The name Mukhtaran Mai is familiar to everyone in Pakistan who follows women’s rights, and many who do so abroad as well. She is the woman from Muzzafargarh in Punjab who was ordered by a tribal jirga to be gang-raped in a case of revenge between two Baloch tribes in the area (there many Baloch settled in Punjab – Qandeel Baloch also came from those communities).
Instead of committing suicide as custom expected, Mukhtaran Mai took her attackers to court. They were all jailed and sentenced, some to death, but all have been released on appeal since then. But Mukhtaran Mai used her experience to effect change for other women who suffered similar gender-based violence. She began the Mukhtar Mai Women’s Welfare Organization to provide shelter and aid to women, as well as girls’ education and education on gender rights.
Frieha Altaf of Catwalk Events brought Mukhtaran Mai to Fashion Week Pakistan and last night at the closing, she walked the stage in a designer outfit. The collision of the glamorous world of fashion and the gritty reality of Pakistan’s gender violence problem is an unusual platform from which Mukhtaran Mai and her supporters hope to raise funds for the MMWWO. It made international headlines, though, and fashion doesn’t seem frivolous when something as significant as this can happen on the runway.
I was kind of wishing I’d been able to see her at FWP2016 last night, but I didn’t have a pass. I went to lunch today with friends, instead, and was looking at my menu when I heard my name being called. I looked up to see Senator Sherry Rehman at the next table, and I went over to greet her. “I want to introduce you to Mukhtaran Mai,” she said, gesturing to the woman sitting next to her.
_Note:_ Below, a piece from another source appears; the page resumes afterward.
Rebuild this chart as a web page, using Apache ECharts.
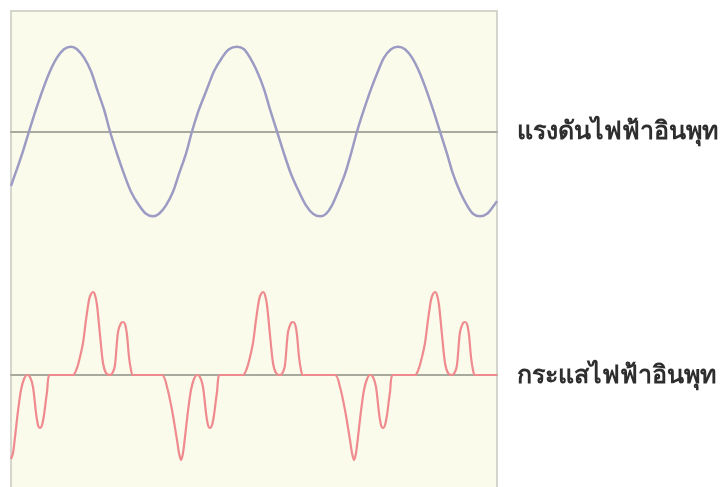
<!DOCTYPE html>
<html>
<head>
<meta charset="utf-8">
<script src="https://cdn.jsdelivr.net/npm/echarts@6/dist/echarts.min.js"></script>
<style>
html,body{margin:0;padding:0;background:#ffffff;}
#chart{width:725px;height:487px;}
</style>
</head>
<body>
<div id="chart"></div>
<script>
// Labels
var voltageLabel = 'แรงดันไฟฟ้าอินพุท';
var currentLabel = 'กระแสไฟฟ้าอินพุท';

// Input voltage: time and value
var voltageT = [0, 6, 12, 18, 25, 32, 39, 46, 53, 60, 66, 73, 80, 86, 93, 99,
  106, 113, 120, 128, 135, 142, 148, 155, 162, 168, 175, 181,
  188, 196, 203, 211, 218, 226, 233, 239, 246, 253, 259, 266,
  273, 280, 288, 295, 302, 309, 315, 321, 327, 334, 340, 346,
  353, 360, 367, 373, 380, 387, 394, 401, 408, 415, 422, 429,
  436, 442, 449, 456, 462, 469, 476, 483, 486];
var voltageV = [-0.64, -0.44, -0.23, 0, 0.26, 0.5, 0.71, 0.87, 0.97, 1, 0.97, 0.87, 0.71, 0.5, 0.26, 0,
  -0.26, -0.5, -0.71, -0.87, -0.97, -1, -0.97, -0.87, -0.71, -0.5, -0.26, 0,
  0.26, 0.5, 0.71, 0.87, 0.97, 1, 0.97, 0.87, 0.71, 0.5, 0.26, 0,
  -0.26, -0.5, -0.71, -0.87, -0.97, -1, -0.97, -0.87, -0.71, -0.5, -0.26, 0,
  0.26, 0.5, 0.71, 0.87, 0.97, 1, 0.97, 0.87, 0.71, 0.5, 0.26, 0,
  -0.26, -0.5, -0.71, -0.87, -0.97, -1, -0.97, -0.87, -0.82];

// Input current: time and value
var currentT = [
  0, 2, 4, 7, 10, 13, 16, 19, 22, 25, 27, 29, 31, 33, 36, 39, 50,
  62, 66, 69, 72, 75, 78, 80, 82, 84, 86, 89, 92, 95, 99, 102, 104, 107, 110, 112, 114, 116, 118, 120, 122, 136,
  151, 156, 161, 166, 168, 170, 172, 174, 177, 180, 183, 186, 189, 192, 195, 197, 199, 201, 203, 206, 209, 220,
  232, 236, 239, 242, 245, 248, 250, 252, 254, 256, 259, 262, 265, 269, 272, 274, 277, 280, 282, 284, 286, 288, 290, 292, 308,
  324, 329, 334, 339, 341, 343, 345, 347, 350, 353, 356, 359, 362, 365, 368, 370, 372, 374, 376, 379, 382, 393,
  404, 408, 411, 414, 417, 420, 422, 424, 426, 428, 431, 434, 437, 441, 444, 446, 449, 452, 454, 456, 458, 460, 462, 464, 476, 486];
var currentV = [
  -0.84, -0.78, -0.62, -0.36, -0.15, -0.04, 0, -0.02, -0.12, -0.38, -0.5, -0.53, -0.5, -0.4, -0.17, 0, 0,
  0, 0.07, 0.18, 0.32, 0.55, 0.75, 0.81, 0.83, 0.8, 0.7, 0.4, 0.12, 0.02, 0, 0.03, 0.1, 0.43, 0.52, 0.53, 0.51, 0.4, 0.18, 0.05, 0, 0,
  0, -0.12, -0.35, -0.65, -0.78, -0.85, -0.78, -0.62, -0.36, -0.15, -0.04, 0, -0.02, -0.12, -0.38, -0.5, -0.53, -0.5, -0.4, -0.17, 0, 0,
  0, 0.07, 0.18, 0.32, 0.55, 0.75, 0.81, 0.83, 0.8, 0.7, 0.4, 0.12, 0.02, 0, 0.03, 0.1, 0.43, 0.52, 0.53, 0.51, 0.4, 0.18, 0.05, 0, 0,
  0, -0.12, -0.35, -0.65, -0.78, -0.85, -0.78, -0.62, -0.36, -0.15, -0.04, 0, -0.02, -0.12, -0.38, -0.5, -0.53, -0.5, -0.4, -0.17, 0, 0,
  0, 0.07, 0.18, 0.32, 0.55, 0.75, 0.81, 0.83, 0.8, 0.7, 0.4, 0.12, 0.02, 0, 0.03, 0.1, 0.43, 0.52, 0.53, 0.51, 0.4, 0.18, 0.05, 0, 0, 0];

function pairs(t, v) { return t.map(function (x, i) { return [x, v[i]]; }); }

var chart = echarts.init(document.getElementById('chart'), null, {renderer: 'canvas'});

var baseAxis = {
  type: 'value', min: 0, max: 486,
  axisLine: {show: true, onZero: true, lineStyle: {color: '#a9a99d', width: 2}},
  axisTick: {show: false}, axisLabel: {show: false}, splitLine: {show: false}
};
var labelFont = 'bold 25px Tahoma, "Noto Sans", "DejaVu Sans", sans-serif';

chart.setOption({
  animation: false,
  grid: [
    {left: 11, width: 486, top: 11, height: 241},
    {left: 11, width: 486, top: 260, height: 227}
  ],
  xAxis: [
    Object.assign({gridIndex: 0}, baseAxis),
    Object.assign({gridIndex: 1}, baseAxis)
  ],
  yAxis: [
    {gridIndex: 0, type: 'value', min: -1.42, max: 1.42, show: false},
    {gridIndex: 1, type: 'value', min: -1.12, max: 1.15, show: false}
  ],
  graphic: {
    elements: [
      {type: 'rect', z: -100, silent: true,
       shape: {x: 11, y: 11, width: 486, height: 490},
       style: {fill: '#fafbeb', stroke: '#c8c8c0', lineWidth: 1.5}},
      {type: 'text', z: 100, x: 517, y: 132,
       style: {text: voltageLabel, fill: '#2e2e2e', font: labelFont, textVerticalAlign: 'middle'}},
      {type: 'text', z: 100, x: 517, y: 376,
       style: {text: currentLabel, fill: '#2e2e2e', font: labelFont, textVerticalAlign: 'middle'}}
    ]
  },
  series: [
    {type: 'line', xAxisIndex: 0, yAxisIndex: 0, data: pairs(voltageT, voltageV),
     smooth: 0.3, showSymbol: false, lineStyle: {color: '#9c9bc4', width: 2.5}},
    {type: 'line', xAxisIndex: 1, yAxisIndex: 1, data: pairs(currentT, currentV),
     smooth: 0.3, showSymbol: false, lineStyle: {color: '#ef8a8e', width: 2.2}}
  ]
});
</script>
</body>
</html>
Somehow when I had picked my jaw up from the floor, I got to speak to Mukhtaran Mai, tell her how much I admired her, and how happy I was to meet her. She was gracious, kind, and gentle. Her husband, a stern Baloch policeman wearing a Sindhi cap, sat across from her at the table. They there with Senator Rahman and the team of Catwalk Productions, whose CEO Frieha Altaf, proudly told me that she’d been responsible for getting Mukhtaran Mai into FWP. “You did a good, good thing,” I told her, and I really meant it.
It’s a strange feeling when you meet one of your heroines, especially one as iconic as Mukhtaran Mai. You want to say something profound and heartfelt, and you can only babble nonsense and smile sheepishly into the camera next to her. Even when I went back to my table I kept stealing glances at her, noting her calm, her steady smile, her soft-spoken demeanour. Her husband didn’t say a word, but held himself with that kind of stiff gruff pride that men from the rural areas have when they’re proud of their wives but don’t want to admit it.
We say in feminist circles that women don’t carry the honor of their families in their bodies. Mukhtaran Mai carries the honor of all women who have survived rape and assault and turned the evil into something good, as Maya Angelou said. And after having met Mukhtaran Mai, all I can say is that now I know the real meaning of honor.